On March 7, 2024, between 12:02 pm UTC and 12:21 pm UTC, some Atlassian customers using Jira in the EU-Central region were unable to interact with core experiences of the product, and some customers using Confluence in the EU-Central region had a degraded experience. This was caused by unexpected traffic and recent changes to automated scaling policies which resulted in nodes not being able to scale up quickly enough. The incident was detected within two minutes by automated monitoring and was mitigated by manually scaling up nodes which put Atlassian systems into a known good state. The total time to resolution was 19 minutes.
The overall impact was on March 7, 2024, between 12:02 pm UTC and 12:21 pm UTC, on Jira and Confluence products. The incident caused service disruption to some customers accessing the EU-central region. For Jira, the disruption caused core experiences of the product to be unavailable during this time. For Confluence, some non-core experiences were affected during this time.
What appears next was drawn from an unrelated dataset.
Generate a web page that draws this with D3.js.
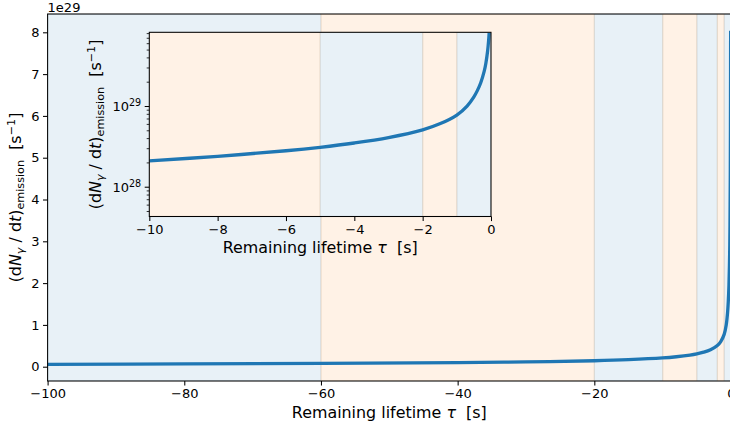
<!DOCTYPE html>
<html>
<head>
<meta charset="utf-8">
<script src="https://cdn.jsdelivr.net/npm/d3@7"></script>
<style>
  body { margin: 0; background: #fff; overflow: hidden; }
  svg { display: block; }
  text { font-family: "DejaVu Sans", sans-serif; fill: #000; white-space: pre; }
</style>
</head>
<body>
<svg id="chart" width="730" height="429"></svg>
<script>
// Photon emission rate of an evaporating black hole vs. remaining lifetime
const tau  = [-100, -80, -60, -40, -30, -20, -15, -10, -8, -6, -5, -4, -3, -2, -1.5, -1, -0.7, -0.5, -0.4, -0.3,
              -0.2, -0.15, -0.1, -0.07, -0.054];
const rate = [5.8e27, 6.6e27, 7.8e27, 9.7e27, 1.14e28, 1.42e28, 1.67e28, 2.09e28, 2.38e28, 2.79e28, 3.08e28, 3.48e28, 4.06e28,
              5.06e28, 6.01e28, 7.73e28, 9.99e28, 1.30e29, 1.55e29, 1.94e29, 2.68e29, 3.39e29, 4.76e29, 6.45e29, 8.04e29];

// Shaded lifetime intervals (alternating colours)
const bandEdges = [-100, -60, -20, -10, -5, -2, -1, 0];

const mainXTicks  = [-100, -80, -60, -40, -20, 0];
const mainYTicks  = [0, 1e29, 2e29, 3e29, 4e29, 5e29, 6e29, 7e29, 8e29];
const insetXTicks = [-10, -8, -6, -4, -2, 0];
const insetYMajor = [1e28, 1e29];
const offsetText  = "1e29";

const C0 = "#1f77b4", C1 = "#ff7f0e";
const FONT_TICK = 13, FONT_LABEL = 15.9, FONT_SUB = 11.2;

const svg = d3.select("#chart");
const main = { left: 47.6, right: 731, top: 14, bottom: 381 };
const ins  = { left: 149.3, right: 491, top: 32.3, bottom: 216.5 };

const x  = d3.scaleLinear().domain([-100, 0]).range([main.left, main.right]);
const y  = d3.scaleLinear().domain([-0.342e29, 8.438e29]).range([main.bottom, main.top]);
const xi = d3.scaleLinear().domain([-10, 0]).range([ins.left, ins.right]);
const yi = d3.scaleLog().domain([Math.pow(10, 27.631), Math.pow(10, 29.913)]).range([ins.bottom, ins.top]);

const minus = v => (v < 0 ? "\u2212" + Math.abs(v) : String(v));
const points = tau.map((t, i) => [t, rate[i]]);
const smooth = d3.curveCatmullRom.alpha(0.5);

const defs = svg.append("defs");
defs.append("clipPath").attr("id", "clipMain").append("rect")
  .attr("x", main.left).attr("y", main.top)
  .attr("width", main.right - main.left).attr("height", main.bottom - main.top);
defs.append("clipPath").attr("id", "clipInset").append("rect")
  .attr("x", ins.left).attr("y", ins.top)
  .attr("width", ins.right - ins.left).attr("height", ins.bottom - ins.top);

function drawBands(g, xs, box) {
  const [lo, hi] = xs.domain();
  for (let i = 0; i < bandEdges.length - 1; i++) {
    const a = Math.max(bandEdges[i], lo), b = Math.min(bandEdges[i + 1], hi);
    if (b <= a) continue;
    const c = i % 2 === 0 ? C0 : C1;
    g.append("rect")
      .attr("x", xs(a)).attr("y", box.top)
      .attr("width", xs(b) - xs(a)).attr("height", box.bottom - box.top)
      .attr("fill", c).attr("fill-opacity", 0.1)
      .attr("stroke", c).attr("stroke-opacity", 0.1).attr("stroke-width", 1.3);
  }
}

function styleAxis(g) {
  g.select(".domain").remove();
  g.selectAll(".tick line").attr("stroke", "#000").attr("stroke-width", 1.05);
  g.selectAll(".tick text").attr("font-size", FONT_TICK).attr("font-family", "DejaVu Sans");
}

function addLabel(sel, parts) {
  parts.forEach(p => {
    const t = sel.append("tspan").text(p.t);
    if (p.i) t.attr("font-style", "italic");
    if (p.s) t.attr("font-size", p.s);
    if (p.dy) t.attr("dy", p.dy);
  });
}

const xLabelParts = [{ t: "Remaining lifetime " }, { t: "\u03c4", i: 1 }, { t: "  [s]" }];
const yLabelParts = [
  { t: "(d" }, { t: "N", i: 1 }, { t: "\u03b3", i: 1, s: FONT_SUB, dy: 3 },
  { t: " / d", dy: -3 }, { t: "t", i: 1 }, { t: ")" },
  { t: "emission", s: FONT_SUB, dy: 3 },
  { t: "  [s", dy: -3 }, { t: "\u22121", s: FONT_SUB, dy: -6 }, { t: "]", dy: 6 }
];

// ---------- main axes ----------
const gMain = svg.append("g");
drawBands(gMain.append("g").attr("clip-path", "url(#clipMain)"), x, main);

gMain.append("path")
  .datum(points)
  .attr("clip-path", "url(#clipMain)")
  .attr("fill", "none").attr("stroke", C0).attr("stroke-width", 3.3)
  .attr("stroke-linejoin", "round")
  .attr("d", d3.line().x(d => x(d[0])).y(d => y(d[1])).curve(smooth));

gMain.append("rect")
  .attr("x", main.left).attr("y", main.top)
  .attr("width", main.right - main.left).attr("height", main.bottom - main.top)
  .attr("fill", "none").attr("stroke", "#000").attr("stroke-width", 1.05);

gMain.append("g").attr("transform", `translate(0,${main.bottom})`)
  .call(d3.axisBottom(x).tickValues(mainXTicks).tickSize(4.6).tickPadding(3.5).tickFormat(minus))
  .call(styleAxis);

gMain.append("g").attr("transform", `translate(${main.left},0)`)
  .call(d3.axisLeft(y).tickValues(mainYTicks).tickSize(4.6).tickPadding(3.5).tickFormat(d => String(Math.round(d / 1e29))))
  .call(styleAxis);

svg.append("text").attr("x", main.left).attr("y", 11.8).attr("font-size", FONT_TICK).text(offsetText);

const xl = svg.append("text").attr("x", (main.left + main.right) / 2).attr("y", main.bottom + 37.3)
  .attr("text-anchor", "middle").attr("font-size", FONT_LABEL);
addLabel(xl, xLabelParts);

const yl = svg.append("text").attr("transform", `translate(20.7,${(main.top + main.bottom) / 2}) rotate(-90)`)
  .attr("text-anchor", "middle").attr("font-size", FONT_LABEL);
addLabel(yl, yLabelParts);

// ---------- inset axes ----------
const gIns = svg.append("g");
gIns.append("rect")
  .attr("x", ins.left).attr("y", ins.top)
  .attr("width", ins.right - ins.left).attr("height", ins.bottom - ins.top)
  .attr("fill", "#fff");
drawBands(gIns.append("g").attr("clip-path", "url(#clipInset)"), xi, ins);

gIns.append("path")
  .datum(points.filter(d => d[0] >= -10))
  .attr("clip-path", "url(#clipInset)")
  .attr("fill", "none").attr("stroke", C0).attr("stroke-width", 3.3)
  .attr("stroke-linejoin", "round")
  .attr("d", d3.line().x(d => xi(d[0])).y(d => yi(d[1])).curve(smooth));

gIns.append("rect")
  .attr("x", ins.left).attr("y", ins.top)
  .attr("width", ins.right - ins.left).attr("height", ins.bottom - ins.top)
  .attr("fill", "none").attr("stroke", "#000").attr("stroke-width", 1.05);

gIns.append("g").attr("transform", `translate(0,${ins.bottom})`)
  .call(d3.axisBottom(xi).tickValues(insetXTicks).tickSize(4.6).tickPadding(3.5).tickFormat(minus))
  .call(styleAxis);

// log minor ticks
const minorTicks = yi.ticks().filter(v => !insetYMajor.some(m => Math.abs(v / m - 1) < 1e-6));
gIns.append("g").attr("transform", `translate(${ins.left},0)`)
  .call(d3.axisLeft(yi).tickValues(minorTicks).tickSize(2.6).tickFormat(""))
  .call(g => { g.select(".domain").remove(); g.selectAll(".tick line").attr("stroke", "#000").attr("stroke-width", 0.8); });

const yMaj = gIns.append("g").attr("transform", `translate(${ins.left},0)`)
  .call(d3.axisLeft(yi).tickValues(insetYMajor).tickSize(4.6).tickPadding(3.5).tickFormat(""))
  .call(styleAxis);
yMaj.selectAll(".tick").each(function (d) {
  const t = d3.select(this).select("text").attr("dy", "0.35em").attr("text-anchor", "end");
  t.text("");
  t.append("tspan").text("10");
  t.append("tspan").attr("font-size", 9.6).attr("dy", -4.6).text(String(Math.round(Math.log10(d))));
});

const xli = svg.append("text").attr("x", (ins.left + ins.right) / 2).attr("y", ins.bottom + 36.8)
  .attr("text-anchor", "middle").attr("font-size", FONT_LABEL);
addLabel(xli, xLabelParts);

const yli = svg.append("text").attr("transform", `translate(100.7,${(ins.top + ins.bottom) / 2}) rotate(-90)`)
  .attr("text-anchor", "middle").attr("font-size", FONT_LABEL);
addLabel(yli, yLabelParts);
</script>
</body>
</html>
This incident was caused by unexpected traffic and recent changes to automated scaling policies which resulted in nodes not being able to scale up quickly enough in the EU-Central region. As a result, the Atlassian GraphQL Gateway could not service all requests in EU-Central, leading to parts of Jira being unavailable for some customers and degradation of non-core features in Confluence in the incident time period.
We understand that outages impact your productivity.
We have already implemented improvement actions to avoid repeating this type of incident and reduce the time to recovery. We have improved scaling out policies to be substantially more aggressive. This will help mitigate many different types of incidents.
We apologize to customers whose services were impacted during this incident; we are taking immediate steps to improve the platform’s performance and availability.
Thanks,
Atlassian Customer Support